Courage and hypocrisy — 197

History — 205

The flocky — 211

Backwash –217

L’envoi — 225

ACKNOWLEDGEMENTS — 227

INDEX — 229

17 thoughts on “WEDNESDAY’S SHORT STORIES #159: EVERYWHRE AN OINK OINK: AN EMBITTERED, DYSPEPTIC, AND ACCURATE REPORT OF FORTY YEARS IN HOLLYWOOD By David Mamet

    1. Todd Mason

      Sadly, he struck me as a perfect model of a Trumpoid without even the excuse of stupidity many years ago, when I was mostly aware of Trump as SPY’s favorite living joke. Controversial is kind.

      Cormac McCarthy is of a piece with him, by me.

      Reply
      1. george Post author

        Todd, it always baffles me when I see “intelligent” people who support Trump. I see Trump as a con-man and liar and cheater.
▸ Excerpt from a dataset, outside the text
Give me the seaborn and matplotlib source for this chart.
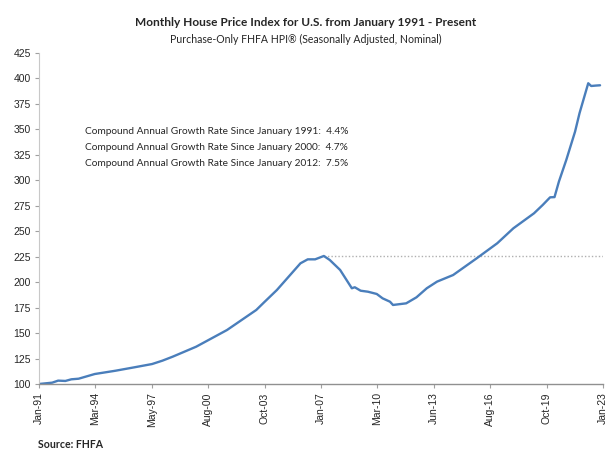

Why can’t these people see that???

      2. Todd Mason

        Well, if they aren’t simply dense, they’re letting their resentment trump all. As a malignant narcissist, that is where Mein Drumpf lives all the time.

        Lots of clowns would like to emulate his blustering past authority figures and being as obnoxious as possible, well into criminality as well as constant lies, to everyone around him.

        One of my oldest friends has been an essentially lifelong Republican and paleoconservative (she did prefer John Anderson to Reagan in ’80), and she can’t abide him…voted for the Christian democratic party American Solidarity for president in 2000, as she wouldn’t dream of voting for Tramp nor the likes of Meatball Ron.

  1. Dan

    Well, I’ll avoid the book, though I still enjoy many of Mamet’s films.
    Just curious, George:
    How do you feel about Mamet’s admiration of Trump, George?
    I mean, everyone has a right to some opinions, but Mamet’s rationale was more like an alarming work of fiction than any reality-based argument.

    Reply
  2. Jeff Meyerson

    What Steve said. I am way off him now and decided against reading this one. I have seen a few of his plays over the years.

    I agree with you on the Goldman books, by the way. Especially his key explanation of Hollywood: “Nobody knows anything.”

    Reply
    1. george Post author

      Jeff, Mamet agrees with Goldman’s “Nobody knows anything” statement about Hollywood. But the Mamet subtext is most people in Hollywood are Wrong.

      Reply
  3. tracybham

    The book sounds interesting and I like the approach of short pieces about Hollywood. I did not know that Mamet was pro-Trump and that makes me less interested in reading it, unfortunately.

    Reply
  4. Steve Oerkfitz

    Todd-McCarthy was a Trump supporter? I hate hearing that. His Blood Meridian is my second favorite novel. Huck Finn is my first.

    Reply
  5. Patricia Abbott

    That Goldman book has been sitting on a shelf for thirty years. I never give it to the library but I never seem to read it. It is always cited as the best of the best.